[Stoves] New Technologies (inverted flame) in wood Stoves in Chile

Crispin Pemberton-Pigott crispinpigott at outlook.com
Thu May 21 13:20:20 CDT 2015


Dear Roberto

 

Thanks for the links.

 

For those who would like to make a stove operating on similar principles, there is a lesson from the work in Ulaanbaatar using this layout.

 

It is a downdraft stove, as is kind of obvious from the flame. The grate can be quite large, pretty much covering the bottom of the upper level (in some examples) and just ‘large’ in others.  The issue is that it only works really well, burning very cleanly, at a constant, high power, if the grate is large. 

 

When large grate versions are turned down, there is a lot of sneakage of CO from the low power flame in the upper chamber and embers through the grate and over to the chimney. 

 

A second issue is what happens when the fire dies completely and goes out, almost. What happens to the emissions if the chimney cools? This is always an issue for downdraft stoves. If there is a small amount of draft, it can be reversed with the opening of a door or a gust of wind across the house and not the chimney. So be careful to monitor how the heat retained in the stove drives the airflow in the final hour.

 

In general, the flaming area should be as small in volume as you can get away with. This reduces the PM a lot during start up, and CO at all times. A great advantage of a BLDD (bottom lit downdraft) stove is that it can be refuelled from above and it will not make a change in emissions, or only a little. Continuous monitoring of performance gives charts where it is hard or impossible to see when a refuelling was made. 

 

The NuovaChile model here <http://nouvachile.cl/index.html>  has a reduced grate area that forces all the gases together with the flame as they exit the centre hold downwards.
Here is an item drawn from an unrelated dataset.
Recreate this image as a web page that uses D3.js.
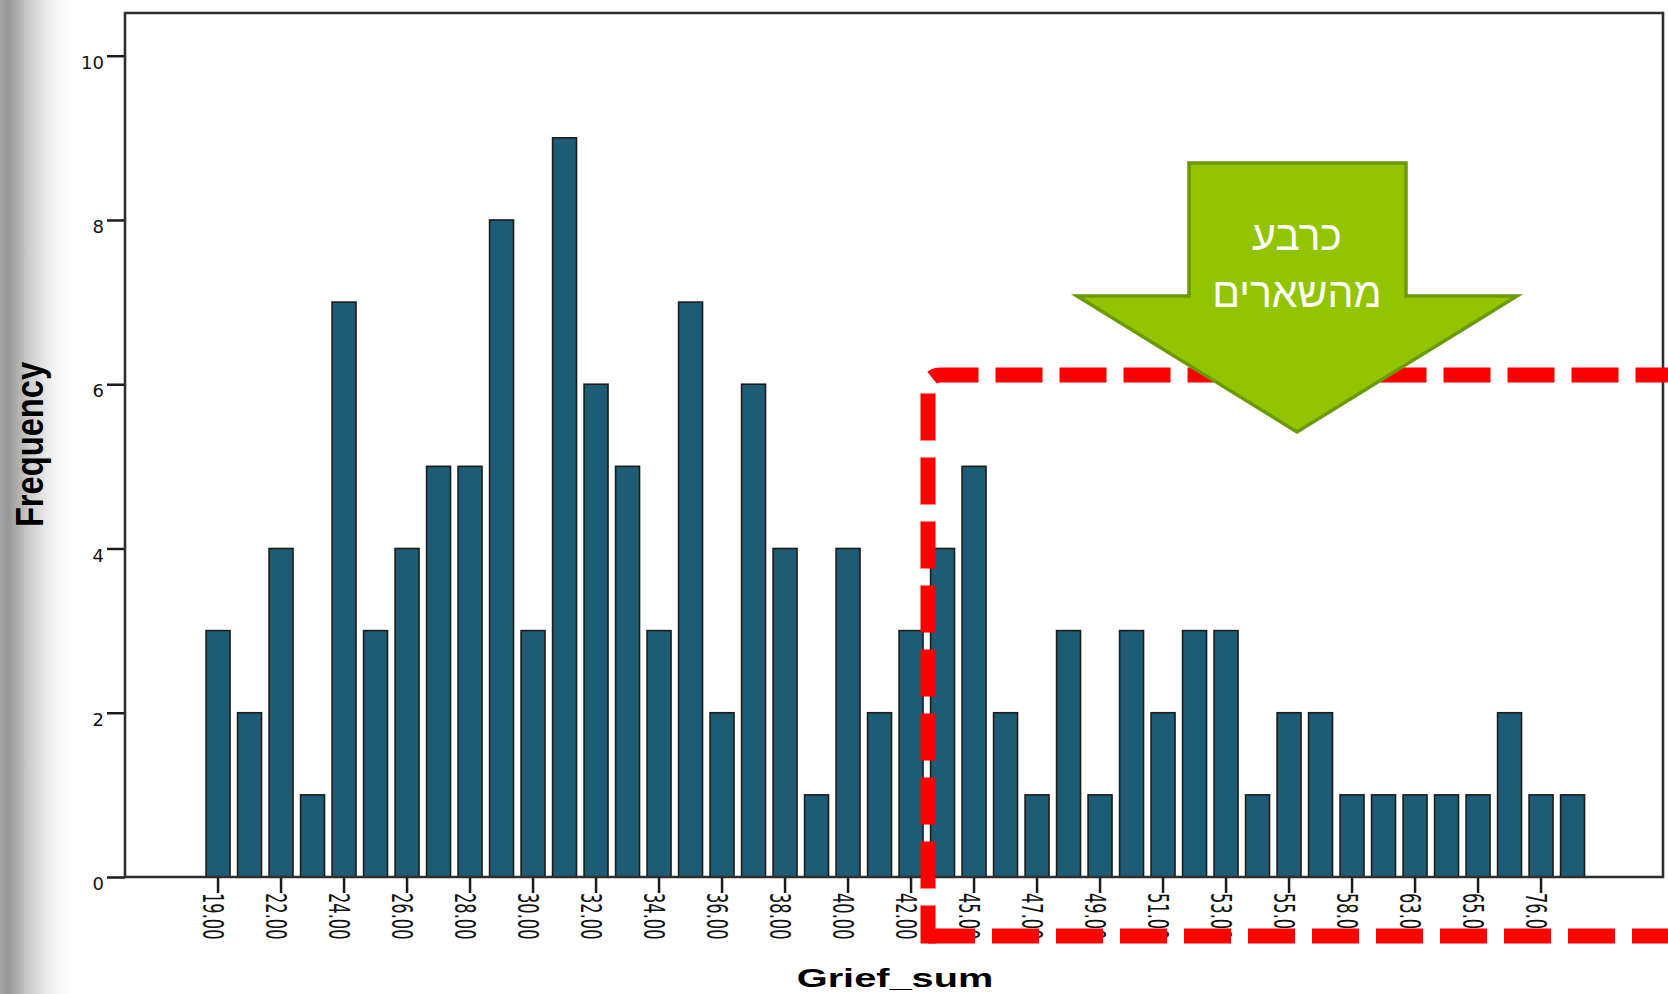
<!DOCTYPE html>
<html>
<head>
<meta charset="utf-8">
<script src="https://cdn.jsdelivr.net/npm/d3@7"></script>
<style>
body { margin: 0; background: #fff; overflow: hidden; }
svg { display: block; }
</style>
</head>
<body>
<svg id="chart" width="1668" height="994"></svg>
<script>
// Grief_sum categories (every other one is labelled on the axis)
var griefValues = [19, 21, 22, 23, 24, 25, 26, 27, 28, 29, 30, 31, 32, 33, 34, 35, 36, 37, 38, 39, 40, 41,
    42, 43, 45, 46, 47, 48, 49, 50, 51, 52, 53, 54, 55, 56, 58, 60, 63, 64, 65, 67, 76, 80];
var frequency = [3, 2, 4, 1, 7, 3, 4, 5, 5, 8, 3, 9, 6, 5, 3, 7, 2, 6, 4, 1, 4, 2,
    3, 4, 5, 2, 1, 3, 1, 3, 2, 3, 3, 1, 2, 2, 1, 1, 1, 1, 1, 2, 1, 1];
var xTickValues = griefValues.filter(function(d, i) { return i % 2 === 0; });
var yTicks = [0, 2, 4, 6, 8, 10];
var arrowText = ["כרבע", "מהשארים"];

var svg = d3.select("#chart");
var W = 1668, H = 994;
var plotLeft = 125, plotRight = 1663, plotTop = 13, plotBottom = 877;

var x = d3.scaleBand()
    .domain(griefValues)
    .range([202.3, 1588.3])
    .paddingInner(0.24)
    .paddingOuter(0.12);

var y = d3.scaleLinear()
    .domain([0, 10.52])
    .range([plotBottom, plotTop]);

// grey shade on the left edge
var defs = svg.append("defs");
var grad = defs.append("linearGradient")
    .attr("id", "leftShade")
    .attr("x1", "0").attr("x2", "1").attr("y1", "0").attr("y2", "0");
grad.append("stop").attr("offset", "0").attr("stop-color", "#a4a4a4");
grad.append("stop").attr("offset", "0.12").attr("stop-color", "#979797");
grad.append("stop").attr("offset", "0.4").attr("stop-color", "#cccccc");
grad.append("stop").attr("offset", "0.7").attr("stop-color", "#efefef");
grad.append("stop").attr("offset", "1").attr("stop-color", "#ffffff");

svg.append("rect")
    .attr("x", 0).attr("y", 0)
    .attr("width", 72).attr("height", H)
    .attr("fill", "url(#leftShade)");

// bars
svg.append("g")
    .selectAll("rect")
    .data(griefValues)
    .enter()
    .append("rect")
    .attr("x", function(d) { return x(d); })
    .attr("y", function(d, i) { return y(frequency[i]); })
    .attr("width", x.bandwidth())
    .attr("height", function(d, i) { return y(0) - y(frequency[i]); })
    .attr("fill", "#1d5c74")
    .attr("stroke", "#1c1c1c")
    .attr("stroke-width", 1.6);

// x axis
var xAxis = svg.append("g")
    .attr("transform", "translate(0," + plotBottom + ")")
    .call(d3.axisBottom(x)
        .tickValues(xTickValues)
        .tickSize(16)
        .tickFormat(d3.format(".2f")));
xAxis.select(".domain").remove();
xAxis.selectAll(".tick line")
    .attr("stroke", "#1a1a1a")
    .attr("stroke-width", 2.5);
xAxis.selectAll(".tick text")
    .attr("x", 0)
    .attr("y", 15.5)
    .attr("dy", null)
    .attr("transform", "translate(0,16) rotate(90) scale(0.58,1)")
    .attr("text-anchor", "start")
    .style("font-family", "'DejaVu Sans', sans-serif")
    .style("font-size", "28px")
    .style("fill", "#111");

// y axis
var yAxis = svg.append("g")
    .attr("transform", "translate(" + plotLeft + ",0)")
    .call(d3.axisLeft(y)
        .tickValues(yTicks)
        .tickSize(18)
        .tickPadding(3));
yAxis.select(".domain").remove();
yAxis.selectAll(".tick line")
    .attr("stroke", "#1a1a1a")
    .attr("stroke-width", 2.5);
yAxis.selectAll(".tick text")
    .attr("dy", "0.7em")
    .style("font-family", "'DejaVu Sans', sans-serif")
    .style("font-size", "18px")
    .style("fill", "#111");

// frame
svg.append("path")
    .attr("d", "M" + plotLeft + "," + plotBottom + "V" + plotTop + "H" + plotRight + "V" + plotBottom + "Z")
    .attr("fill", "none")
    .attr("stroke", "#2e2e2e")
    .attr("stroke-width", 2.6);

// axis titles
svg.append("text")
    .attr("transform", "translate(43,444.5) rotate(-90) scale(0.86,1)")
    .attr("text-anchor", "middle")
    .style("font-family", "'Liberation Sans', Arial, sans-serif")
    .style("font-weight", "bold")
    .style("font-size", "38px")
    .style("fill", "#000")
    .text("Frequency");

svg.append("text")
    .attr("transform", "translate(895,987) scale(1.5,1)")
    .attr("text-anchor", "middle")
    .style("font-family", "'Liberation Sans', Arial, sans-serif")
    .style("font-weight", "bold")
    .style("font-size", "26.5px")
    .style("fill", "#000")
    .text("Grief_sum");

// red dashed box round the upper quarter
var boxLeft = 928, boxTop = 375, boxBottom = 936, boxRight = 1720, r = 13;
svg.append("path")
    .attr("d", "M" + boxLeft + "," + (boxBottom + 7.5) + "V" + (boxTop + r) +
        "Q" + boxLeft + "," + boxTop + " " + (boxLeft + r) + "," + boxTop + "H" + boxRight)
    .attr("fill", "none")
    .attr("stroke", "#ff0000")
    .attr("stroke-width", 15)
    .attr("stroke-dasharray", "47,17")
    .attr("stroke-dashoffset", 9);
svg.append("path")
    .attr("d", "M" + boxLeft + "," + boxBottom + "H" + boxRight)
    .attr("fill", "none")
    .attr("stroke", "#ff0000")
    .attr("stroke-width", 15)
    .attr("stroke-dasharray", "47,17");

// green arrow
var arrowPts = [[1189, 163], [1406, 163], [1406, 296], [1517, 296], [1297, 432], [1077, 296], [1189, 296]];
svg.append("polygon")
    .attr("points", arrowPts.map(function(p) { return p.join(","); }).join(" "))
    .attr("fill", "#93c400")
    .attr("stroke", "#6b9a06")
    .attr("stroke-width", 3.5)
    .attr("stroke-linejoin", "miter");

svg.selectAll(".arrowText")
    .data(arrowText)
    .enter()
    .append("text")
    .attr("class", "arrowText")
    .attr("x", 1297)
    .attr("y", function(d, i) { return 250 + i * 57; })
    .attr("text-anchor", "middle")
    .attr("direction", "rtl")
    .style("font-family", "'Liberation Sans', 'DejaVu Sans', sans-serif")
    .style("font-size", "41px")
    .style("fill", "#ffffff")
    .text(function(d) { return d; });
</script>
</body>
</html>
The size is quite obvious from the base of the flame. This works. Making the grate large doesn’t. For a rule of thumb, you should have about 2 mm2 of grate per Watt of firepower assuming the chimney height is about 3 m.

 

Regards

Crispin

 

 

 

From: Stoves [mailto:stoves-bounces at lists.bioenergylists.org] On Behalf Of Roberto Poehlmann



 

Hi,

here is a link to a new stove created in Temuco, Chile, using the inverted flame technologie:

 

http://nouvachile.cl/index.html

The stove cost USD$ 500.


Another Factory that produce stoves with the same technologie is Bosca:

 

http://www.bosca.cl/#!eco-flame-360/cgme

 

This stove cost USD$ 660

Both stoves have the same technologie of the XEOOS stove from Germany, now available in Chile: 

http://www.xeoos.cl/index.html

The XEOSS stove (made in Germany) cost now USD$ 4965.

In JUN-2015 the prize will drop to USD$ 2135 (armed in Chile).

The next year the prize will drop further.

 

The important think is that now in Chile we have acces to this new technologie. The air pollution in many cities of Chile are now critical.